Set out every line bearing the string "Give".

- **MATERIAL FOR THIS TASK**
* START *

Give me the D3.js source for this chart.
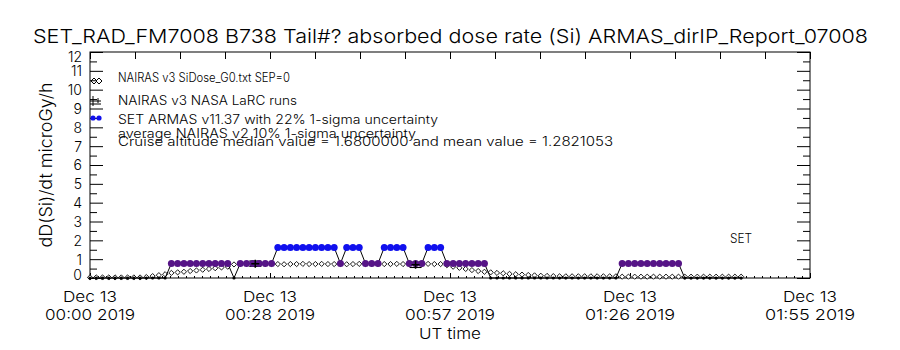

* END *
* START *

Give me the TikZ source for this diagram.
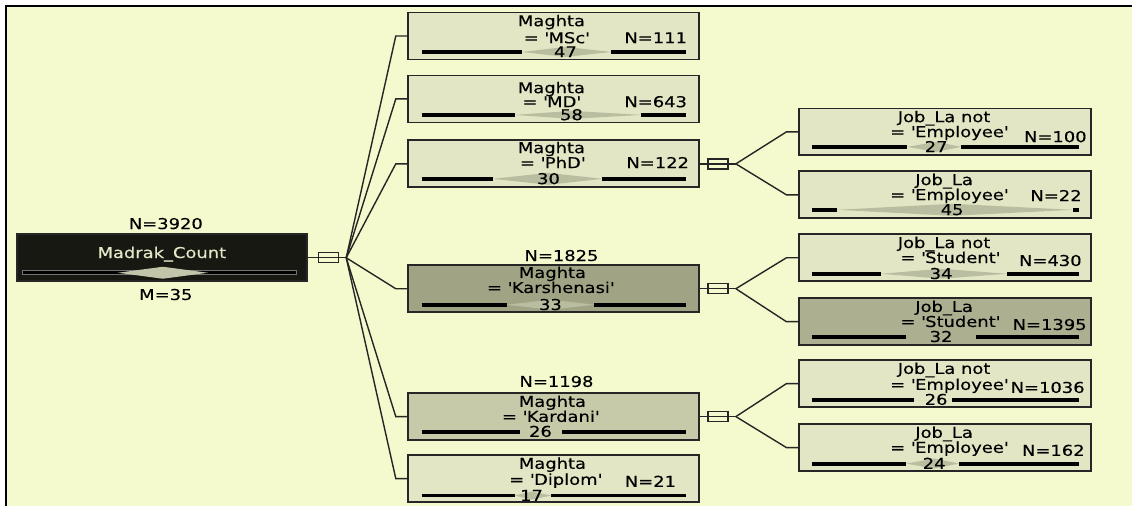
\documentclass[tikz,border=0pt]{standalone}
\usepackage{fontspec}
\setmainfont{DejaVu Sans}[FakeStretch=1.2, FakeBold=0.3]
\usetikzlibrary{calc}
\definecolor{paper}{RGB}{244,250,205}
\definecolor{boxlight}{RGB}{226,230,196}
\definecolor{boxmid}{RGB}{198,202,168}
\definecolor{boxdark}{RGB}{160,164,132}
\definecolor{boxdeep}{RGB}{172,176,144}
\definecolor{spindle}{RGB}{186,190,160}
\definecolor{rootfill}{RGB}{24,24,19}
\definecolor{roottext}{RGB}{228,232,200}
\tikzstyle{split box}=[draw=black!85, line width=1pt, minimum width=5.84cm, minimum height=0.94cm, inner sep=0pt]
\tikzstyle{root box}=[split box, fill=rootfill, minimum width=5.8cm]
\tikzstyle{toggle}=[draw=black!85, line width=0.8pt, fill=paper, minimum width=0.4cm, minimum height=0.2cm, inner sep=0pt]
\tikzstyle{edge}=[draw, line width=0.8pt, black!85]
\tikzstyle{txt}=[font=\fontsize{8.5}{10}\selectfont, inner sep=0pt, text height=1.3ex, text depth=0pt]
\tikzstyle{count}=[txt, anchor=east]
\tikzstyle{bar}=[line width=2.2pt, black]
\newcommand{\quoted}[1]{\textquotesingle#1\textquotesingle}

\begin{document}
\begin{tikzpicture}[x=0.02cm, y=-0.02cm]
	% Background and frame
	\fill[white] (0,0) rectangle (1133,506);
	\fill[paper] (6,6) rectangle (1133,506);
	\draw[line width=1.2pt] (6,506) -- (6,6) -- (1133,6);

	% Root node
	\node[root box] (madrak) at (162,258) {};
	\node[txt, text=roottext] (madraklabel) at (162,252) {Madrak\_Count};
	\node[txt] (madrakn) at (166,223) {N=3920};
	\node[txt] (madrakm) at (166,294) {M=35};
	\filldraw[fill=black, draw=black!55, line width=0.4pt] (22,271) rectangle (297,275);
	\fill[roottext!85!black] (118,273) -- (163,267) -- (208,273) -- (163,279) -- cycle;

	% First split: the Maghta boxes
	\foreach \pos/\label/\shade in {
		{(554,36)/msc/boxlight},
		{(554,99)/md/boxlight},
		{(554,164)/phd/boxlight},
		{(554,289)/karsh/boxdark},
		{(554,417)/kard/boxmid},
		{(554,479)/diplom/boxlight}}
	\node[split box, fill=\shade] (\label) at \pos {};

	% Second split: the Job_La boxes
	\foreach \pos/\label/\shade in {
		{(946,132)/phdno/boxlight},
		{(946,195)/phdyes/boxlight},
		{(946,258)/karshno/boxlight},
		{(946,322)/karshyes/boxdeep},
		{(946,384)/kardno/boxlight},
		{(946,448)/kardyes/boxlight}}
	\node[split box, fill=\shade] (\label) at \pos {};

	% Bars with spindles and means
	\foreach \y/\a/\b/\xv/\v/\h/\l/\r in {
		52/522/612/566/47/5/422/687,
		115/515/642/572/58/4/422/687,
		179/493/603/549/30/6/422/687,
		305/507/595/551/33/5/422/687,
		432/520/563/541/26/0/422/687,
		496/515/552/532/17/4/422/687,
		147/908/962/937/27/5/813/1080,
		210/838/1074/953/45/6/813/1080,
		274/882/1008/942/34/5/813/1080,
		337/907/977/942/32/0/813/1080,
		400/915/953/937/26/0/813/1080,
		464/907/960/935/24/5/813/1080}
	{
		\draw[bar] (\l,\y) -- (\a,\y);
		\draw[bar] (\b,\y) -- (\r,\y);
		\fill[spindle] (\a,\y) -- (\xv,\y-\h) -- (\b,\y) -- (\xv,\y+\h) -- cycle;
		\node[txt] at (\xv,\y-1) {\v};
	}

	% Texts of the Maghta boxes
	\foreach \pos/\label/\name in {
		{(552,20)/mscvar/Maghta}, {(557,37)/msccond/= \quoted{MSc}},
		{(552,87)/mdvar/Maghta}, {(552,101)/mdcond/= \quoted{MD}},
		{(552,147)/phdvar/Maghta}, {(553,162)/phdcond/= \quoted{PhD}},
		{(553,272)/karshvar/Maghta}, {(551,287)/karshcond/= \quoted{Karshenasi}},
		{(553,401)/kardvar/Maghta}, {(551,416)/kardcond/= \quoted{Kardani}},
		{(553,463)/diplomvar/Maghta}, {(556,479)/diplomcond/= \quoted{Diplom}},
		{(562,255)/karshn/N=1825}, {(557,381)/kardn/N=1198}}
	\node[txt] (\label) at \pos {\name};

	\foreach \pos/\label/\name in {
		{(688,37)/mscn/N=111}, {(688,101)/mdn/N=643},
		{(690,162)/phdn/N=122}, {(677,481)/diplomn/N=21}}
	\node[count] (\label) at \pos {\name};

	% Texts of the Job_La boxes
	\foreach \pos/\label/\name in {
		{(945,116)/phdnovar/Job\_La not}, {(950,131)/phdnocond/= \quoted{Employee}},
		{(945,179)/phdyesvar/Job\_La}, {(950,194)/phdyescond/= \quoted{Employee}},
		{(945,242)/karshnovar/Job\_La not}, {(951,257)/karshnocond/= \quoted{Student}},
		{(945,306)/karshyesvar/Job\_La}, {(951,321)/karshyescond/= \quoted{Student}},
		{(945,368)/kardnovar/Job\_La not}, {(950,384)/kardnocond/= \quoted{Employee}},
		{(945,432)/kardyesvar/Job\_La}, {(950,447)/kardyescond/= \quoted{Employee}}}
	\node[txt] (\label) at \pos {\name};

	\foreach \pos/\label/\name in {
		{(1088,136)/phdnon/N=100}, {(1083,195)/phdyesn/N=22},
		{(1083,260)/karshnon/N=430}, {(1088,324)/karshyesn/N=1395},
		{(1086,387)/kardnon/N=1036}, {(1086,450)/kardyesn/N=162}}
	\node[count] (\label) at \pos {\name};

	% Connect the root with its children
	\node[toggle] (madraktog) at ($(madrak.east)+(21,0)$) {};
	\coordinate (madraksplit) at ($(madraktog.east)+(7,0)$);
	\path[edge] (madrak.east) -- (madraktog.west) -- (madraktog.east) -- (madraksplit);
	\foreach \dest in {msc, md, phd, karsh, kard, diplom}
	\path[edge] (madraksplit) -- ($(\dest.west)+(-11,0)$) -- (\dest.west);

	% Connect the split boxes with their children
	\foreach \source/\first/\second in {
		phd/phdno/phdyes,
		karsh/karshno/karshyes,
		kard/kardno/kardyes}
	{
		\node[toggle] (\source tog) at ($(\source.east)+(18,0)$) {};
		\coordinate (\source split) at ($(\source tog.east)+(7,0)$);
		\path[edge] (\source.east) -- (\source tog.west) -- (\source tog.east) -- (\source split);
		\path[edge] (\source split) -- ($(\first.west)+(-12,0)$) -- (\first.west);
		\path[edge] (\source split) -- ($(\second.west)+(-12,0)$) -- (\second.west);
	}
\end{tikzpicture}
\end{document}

* END *

- **REPLY**
Give me the D3.js source for this chart.
Give me the TikZ source for this diagram.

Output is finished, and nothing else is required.